Empires rise and fall in the illusion of time. But because time is an illusion, it can never truly separate us. We can reach across the centuries for our best friends. We can share a laugh and a cup of tea with our fellow humans, who are also our fellow poets. The poet is the one in us who sometimes can’t help falling back into the original and spontaneous space of being; and for a moment we are capable of living the poem, or we bring it back braided into the mane of our winged horse—as proof of the journey. The poem shines in our eyes, sparkling through the tears of both laughter and grief. We sit together on a veranda, at a cave mouth, around a camp fire, at a tea table or at a tavern outside of time. And we are praise-singers.

On my office wall sits a marvelous painting that I found in China by a contemporary artist unknown to me. It is an intriguing abstract, a magical splash and calligraphy of paint, and it can be enjoyed at that level. But as one gazes at the painting, a clear and beautiful image suddenly emerges. It is of a very courtly woman who, with great formality, is serving tea to a fox. As the mists of time clear, I too find myself gratefully extending my cup to be served by several courtly twelfth-century Chinese women. They are like spirits of the earth who offer their tea across time and the vagaries of empires, as Sun Bu-er says, “plain heart seeing into plain heart.”

Sun Bu-er, wife, mother, Taoist adept, poetess, immortal, sits with me on the earth and offers me the first generous cup:

Always waiting in the clearing,

the simple image of light.

The day you see this,

that day you will become it.

She is encouraging us to let the pixie dust fall from our eyes; to see our true reflection. Beside her in the clearing is Zhou Xuanjing. Her eyes lowered, she also declares herself to be my sister as she stirs in the sugar with gentle invocation:

Under motionless waves,

Fish and dragons freely leap.

In the sky without limits

only the moonlight stays.

Yes, yes! Great space does not contain this moonlight. And dragons freely leap across the moon. I am moved beyond words by this magical convocation more real than time. Li Qingzhao looks at me squarely as she passes the server of cream with sympathetic understanding:

Hard to find words in poems to carry amazement!

On its ninety-thousand-mile wind,

the huge inner bird is soaring.

These real women and their wake-up calls are clearly not restrained or intimidated by the rise and fall of foolery or empire.

“Open the blinds” calls Cui Shaoxuan:

“the first apricot blossoms have opened—

Hurry!

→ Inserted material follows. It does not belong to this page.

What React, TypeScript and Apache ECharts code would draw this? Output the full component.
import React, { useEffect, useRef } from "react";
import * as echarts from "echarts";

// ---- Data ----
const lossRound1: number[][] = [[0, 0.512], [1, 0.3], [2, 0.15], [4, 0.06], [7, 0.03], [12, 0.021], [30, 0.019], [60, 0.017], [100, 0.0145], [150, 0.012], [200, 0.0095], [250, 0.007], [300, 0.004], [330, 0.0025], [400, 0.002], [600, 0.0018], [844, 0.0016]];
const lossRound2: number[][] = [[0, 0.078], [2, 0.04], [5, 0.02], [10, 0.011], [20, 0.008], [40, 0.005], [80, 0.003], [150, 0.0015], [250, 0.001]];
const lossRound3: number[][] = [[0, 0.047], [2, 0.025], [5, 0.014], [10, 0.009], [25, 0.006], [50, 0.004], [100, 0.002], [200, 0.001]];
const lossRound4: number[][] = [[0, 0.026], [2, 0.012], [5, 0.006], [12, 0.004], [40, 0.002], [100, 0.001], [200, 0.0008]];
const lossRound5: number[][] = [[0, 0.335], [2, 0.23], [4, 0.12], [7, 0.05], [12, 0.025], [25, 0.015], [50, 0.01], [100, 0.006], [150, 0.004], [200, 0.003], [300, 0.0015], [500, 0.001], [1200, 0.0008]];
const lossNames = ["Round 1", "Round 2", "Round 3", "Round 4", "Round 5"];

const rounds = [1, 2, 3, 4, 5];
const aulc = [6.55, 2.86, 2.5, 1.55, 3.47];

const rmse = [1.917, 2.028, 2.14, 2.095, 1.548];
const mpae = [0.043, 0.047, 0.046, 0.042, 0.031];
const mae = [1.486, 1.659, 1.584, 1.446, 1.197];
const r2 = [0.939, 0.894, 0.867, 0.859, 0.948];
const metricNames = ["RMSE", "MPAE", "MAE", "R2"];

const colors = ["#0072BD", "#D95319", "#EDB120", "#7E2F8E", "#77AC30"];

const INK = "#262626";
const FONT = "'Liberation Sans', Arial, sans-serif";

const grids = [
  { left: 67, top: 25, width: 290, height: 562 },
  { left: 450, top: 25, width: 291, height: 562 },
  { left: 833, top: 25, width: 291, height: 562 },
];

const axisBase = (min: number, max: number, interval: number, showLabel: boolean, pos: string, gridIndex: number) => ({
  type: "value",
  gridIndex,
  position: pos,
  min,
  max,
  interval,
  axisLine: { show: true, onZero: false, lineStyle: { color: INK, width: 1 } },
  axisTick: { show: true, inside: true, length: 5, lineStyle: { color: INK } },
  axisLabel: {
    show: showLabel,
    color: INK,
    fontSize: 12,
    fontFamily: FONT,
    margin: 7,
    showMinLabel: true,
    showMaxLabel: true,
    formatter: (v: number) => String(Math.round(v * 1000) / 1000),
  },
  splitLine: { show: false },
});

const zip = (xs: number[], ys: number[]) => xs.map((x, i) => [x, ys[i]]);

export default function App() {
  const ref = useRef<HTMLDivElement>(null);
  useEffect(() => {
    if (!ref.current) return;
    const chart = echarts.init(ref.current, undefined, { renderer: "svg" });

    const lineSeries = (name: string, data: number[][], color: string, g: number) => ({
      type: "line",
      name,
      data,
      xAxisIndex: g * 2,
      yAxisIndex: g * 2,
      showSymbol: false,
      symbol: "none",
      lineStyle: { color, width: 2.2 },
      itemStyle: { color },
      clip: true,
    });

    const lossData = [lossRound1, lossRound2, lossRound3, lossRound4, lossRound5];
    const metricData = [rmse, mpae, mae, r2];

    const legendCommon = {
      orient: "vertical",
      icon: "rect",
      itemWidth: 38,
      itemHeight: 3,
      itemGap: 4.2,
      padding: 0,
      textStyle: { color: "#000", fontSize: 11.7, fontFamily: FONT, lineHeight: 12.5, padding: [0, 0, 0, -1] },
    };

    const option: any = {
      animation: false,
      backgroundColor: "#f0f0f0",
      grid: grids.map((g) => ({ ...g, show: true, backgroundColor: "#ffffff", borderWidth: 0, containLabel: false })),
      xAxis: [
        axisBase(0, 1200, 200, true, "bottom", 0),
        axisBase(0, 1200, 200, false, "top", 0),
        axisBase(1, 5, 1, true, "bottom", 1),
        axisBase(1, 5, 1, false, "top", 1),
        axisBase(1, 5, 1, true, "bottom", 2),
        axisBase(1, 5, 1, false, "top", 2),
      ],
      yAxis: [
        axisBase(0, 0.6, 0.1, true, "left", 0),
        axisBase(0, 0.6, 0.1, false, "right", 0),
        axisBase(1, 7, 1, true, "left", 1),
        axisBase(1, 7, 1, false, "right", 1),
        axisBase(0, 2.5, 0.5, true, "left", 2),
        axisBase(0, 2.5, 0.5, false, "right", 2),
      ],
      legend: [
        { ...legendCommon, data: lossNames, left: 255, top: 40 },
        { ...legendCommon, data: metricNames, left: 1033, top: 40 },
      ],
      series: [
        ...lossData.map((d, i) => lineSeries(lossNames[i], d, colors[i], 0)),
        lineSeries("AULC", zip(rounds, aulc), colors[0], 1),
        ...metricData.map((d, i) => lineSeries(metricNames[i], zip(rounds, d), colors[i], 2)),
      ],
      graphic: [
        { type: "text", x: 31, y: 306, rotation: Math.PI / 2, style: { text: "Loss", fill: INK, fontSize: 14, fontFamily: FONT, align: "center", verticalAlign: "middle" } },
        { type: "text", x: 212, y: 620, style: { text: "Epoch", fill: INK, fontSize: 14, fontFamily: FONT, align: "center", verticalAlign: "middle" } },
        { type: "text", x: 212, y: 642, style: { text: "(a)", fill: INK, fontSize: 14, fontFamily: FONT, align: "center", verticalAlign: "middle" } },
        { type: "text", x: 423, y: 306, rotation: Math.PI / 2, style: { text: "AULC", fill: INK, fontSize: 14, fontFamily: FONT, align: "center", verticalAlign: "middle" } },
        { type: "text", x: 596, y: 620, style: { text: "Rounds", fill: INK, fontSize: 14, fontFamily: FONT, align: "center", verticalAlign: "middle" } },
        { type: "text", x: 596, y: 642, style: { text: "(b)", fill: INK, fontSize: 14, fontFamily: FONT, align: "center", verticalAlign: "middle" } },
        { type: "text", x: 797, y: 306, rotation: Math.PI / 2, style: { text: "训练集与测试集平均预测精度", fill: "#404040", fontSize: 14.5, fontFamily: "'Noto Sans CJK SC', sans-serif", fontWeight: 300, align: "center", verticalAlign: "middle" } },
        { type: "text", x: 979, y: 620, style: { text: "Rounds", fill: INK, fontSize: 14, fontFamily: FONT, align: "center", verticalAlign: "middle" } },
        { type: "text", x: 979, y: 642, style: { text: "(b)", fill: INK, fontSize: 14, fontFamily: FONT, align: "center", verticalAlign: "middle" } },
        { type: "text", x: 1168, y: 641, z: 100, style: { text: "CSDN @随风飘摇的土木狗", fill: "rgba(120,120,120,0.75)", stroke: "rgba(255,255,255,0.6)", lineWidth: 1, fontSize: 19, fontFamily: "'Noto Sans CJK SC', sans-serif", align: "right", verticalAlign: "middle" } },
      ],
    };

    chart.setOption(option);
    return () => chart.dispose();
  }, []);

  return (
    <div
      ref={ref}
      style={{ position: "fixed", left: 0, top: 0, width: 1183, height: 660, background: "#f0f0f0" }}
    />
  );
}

The spring days are now.”

The spring days are now. This magical scene and its visiting poets dissolve, and the wind is again blowing the prayer flags across my window. It is our good fortune to be called back to spring as the dizzying panorama of all things becomes an invitation back into our own hearts; as the dizzying dramas of the world resolve to invitations of friendship. This is our great awake community of the spirit, now and across centuries. “If you want a friend,” writes ninth-century hermit Shih-Te, “just come by my mountain. Sitting deep among the crags, we’ll talk about what’s what.”

As for Han Shan, he’ll dart behind a tree or into a cave mouth before he lets me find him. But, with Shih-Te, he leaves his poems carved on cliff walls. And there are a lot more hidden poets laughing in these hills. As we turn from shadow to sunlight, from fixation to the Tao, our luck changes. Spring does not hang on the human story, and awakening does not hang on the fortunes of empire. We watch with affection the way things grow on this path made of sand. And whether we are people or empires, our mudballs are laughable.